Improve Your Film Editing – Advice from Seasoned Professionals

How to be a better film editor – learning the craft

The No Tech Talk Show

The most recent episode of the That Post Show hosted by Kanen Flowers was an incredibly insightful discussion between Norman Hollyn, Alan Edward Bell and Steve Cohen, three well seasoned film editing professionals. It was such a rich discussion on the craft of film editing – the three editors having chosen not to talk about technology – that I thought it would be useful to write up some of their comments from the show. But whatever you do, definitely take the time to listen to the whole hour of their wisdom.

Tips on Maintaining Perspective on your material

”Perspective is the most precious commodity in the editing suite and the one that is most easily lost”

How do you stay fresh when you’re working on a film for over a year?

– Make notes while watching the dailies – what was my reaction when I first saw that performance or camera move?

– Screen the film for others – to see it for the first time through other people’s eyes, their reactions and misunderstandings.

– Take a break from it, and (if your deadline allows) watch it a week later. Walking away from it will help you maintain perspective and see what needs work.

Tips on Watching Rushes & Editing Workflow

Watch all the dailies. Make choices. Start editing. If you don’t watch everything, how can you possibly know you’ve got all the ‘best bits’ and that you’re making the right choices. Don’t rush to the edit, rush to the rushes.

Select for performance and create the structure of the scene first, then return and finesse the cuts.

Start by watching the last circle take from any set up.
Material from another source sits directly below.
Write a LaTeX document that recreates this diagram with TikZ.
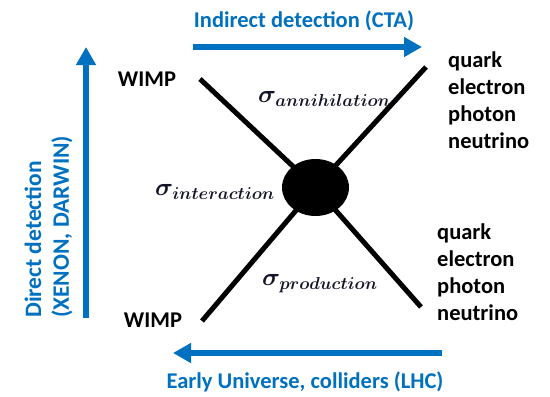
\documentclass[tikz,border=0pt]{standalone}
\usepackage{fontspec}
\setmainfont{Carlito}
\usetikzlibrary{arrows.meta,shapes.geometric}
\definecolor{officeblue}{RGB}{0,112,192}
\begin{document}
\begin{tikzpicture}[x=1pt,y=-1pt,
  lbl/.style={font=\fontsize{22.5}{27}\selectfont\bfseries, text=black, inner sep=0pt, align=left},
  bluelbl/.style={font=\fontsize{22.5}{27}\selectfont\bfseries, text=officeblue, inner sep=0pt},
  bluearrow/.style={draw=officeblue, line width=6pt, -{Triangle[length=18pt,width=19pt]}},
  leg/.style={line width=5pt},
  blobstyle/.style={ellipse, fill=black, minimum width=67pt, minimum height=57pt, inner sep=0pt},
  sig/.style={font=\fontsize{23.5}{28}\selectfont\boldmath, text={rgb,255:red,20;green,20;blue,40}, inner sep=0pt}]
\useasboundingbox (0,0) rectangle (550,397);
% blue arrows
\coordinate (ta1) at (193,47);
\coordinate (ta2) at (422,47);
\draw[bluearrow] (ta1) -- (ta2);
\coordinate (ba1) at (442,353);
\coordinate (ba2) at (173,353);
\draw[bluearrow] (ba1) -- (ba2);
\coordinate (la1) at (86,318);
\coordinate (la2) at (86,47);
\draw[bluearrow] (la1) -- (la2);
% blue labels
\node[bluelbl] (indirect) at (304,21) {Indirect detection (CTA)};
\node[bluelbl] (early) at (305,382) {Early Universe, colliders (LHC)};
\node[bluelbl, font=\fontsize{23.5}{27}\selectfont\bfseries, rotate=90, anchor=west] (direct1) at (33,318) {Direct detection};
\node[bluelbl, font=\fontsize{23.5}{27}\selectfont\bfseries, rotate=90, anchor=west] (direct2) at (62,318) {(XENON, DARWIN)};
% legs
\coordinate (ctr) at (315.5,187.5);
\coordinate (tl) at (200,79);
\coordinate (tr) at (426,67);
\coordinate (bl) at (202,321);
\coordinate (br) at (421,307);
\draw[leg] (tl) -- (ctr);
\draw[leg] (tr) -- (ctr);
\draw[leg] (bl) -- (ctr);
\draw[leg] (br) -- (ctr);
\node[blobstyle] (blob) at (ctr) {};
% text labels
\node[lbl] (wimp1) at (147,79) {WIMP};
\node[lbl] (wimp2) at (153,320) {WIMP};
\node[lbl, anchor=west] (out1) at (448,100) {quark\\electron\\photon\\neutrino};
\node[lbl, anchor=west] (out2) at (437,272) {quark\\electron\\photon\\neutrino};
% sigmas
\node[sig, anchor=west] (sa) at (258,99) {$\sigma_{annihilation}$};
\node[sig, anchor=west] (si) at (155,192) {$\sigma_{interaction}$};
\node[sig, anchor=west] (sp) at (262,284) {$\sigma_{production}$};
\end{tikzpicture}
\end{document}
If they got it and moved on then they got it in the last take. But do watch all your takes, especially if certain actors are better in their initial takes and then tend to trail off. Learning your actors can help you craft better performances.

Get your script supervisor to note down the comments, grunts and grumbles that the director makes on the set as he reacts to the performances for the first time. Use these as a helpful guide to understanding your directors mindset.

Tips on Collaborating with Directors

How to ‘crawl inside the directors head’ and make sure you’re a genuine collaborator and not just a pair of hands. (Or a button monkey as I like to call it.)

Viewing early cuts of a scene might help reveal what ideas were in an early cut of a scene that have since been removed through various sequential iterations of the edit.

Ask as many questions as you possible can to discover their sense of the film. What are they looking for in the material? What tone or style are they intending to use in the shooting of the film? What problems do they forsee? Being able to create your own cut from the material will help introduce new ideas and suggestions and a completely new perspective on the film. Asking questions as a collaborator will help ensure that you don’t devolve into a pair of hands.

But you are ultimately there to serve the director and their vision. So make sure you don’t become aggressively argumentative. The director/editor relationship is one that comes the closest to a marriage that there is in the film business. How will you have fun locked in a room 12 hours a day with this person?

“Just because you disagree, doesn’t mean you’re not going to do it their way. As much as we want to collaborate, we are in a service industry. We are working at the director’s service and the films service.”

As editors often work with their hands at the controls and their back to the director, it is critical, on a human relationship level, to turn around when talking to them. Discuss ideas face to face, rather than with the back of your head. It also helps to solidify your collaborator status and not the button monkey. If they ask for specific cuts, takes or trims, turn around in your chair and ask them ”whats your intent in doing that” and then figure out the best way to do that – which may well involve performing their specific trims and cuts. Often the only way to know if it will work, is to try it.

Tips on Better Editing in a Digital World

In a fast paced digital world finding ways to be able to take the time over your work can make a huge difference to the final product.

Anne V Coates, editor of Out of Sight, would force herself and director Steven Soderbergh to deliberately take breaks, go for walks, think things through and essentially operate in a much slower fashion than digital might otherwise allow, to increase the amount of thought that might go into an edit.

Back in the days of film editing you had to physically scroll through the previous takes to get to the one you were looking for, which gave you ample opportunity to review your material and find gems that you had forgotten you had.

Getting your cut down quickly, doesn’t mean you’re a good editor.

With crews just rolling hours of digital ‘tape’ these days you can end up with hours and hours of footage to wade through and not enough time in the day to do so. Finding a method of moving through your footage quickly without loosing track of what the intent of the scene is and pulling that out will be a key to being a successful, proficient editor.

“How can you know that you’ve gotten the moments and you’ve really supported the intent without looking through all the footage. – To start editing without watching everything is leading you to mediocrity.”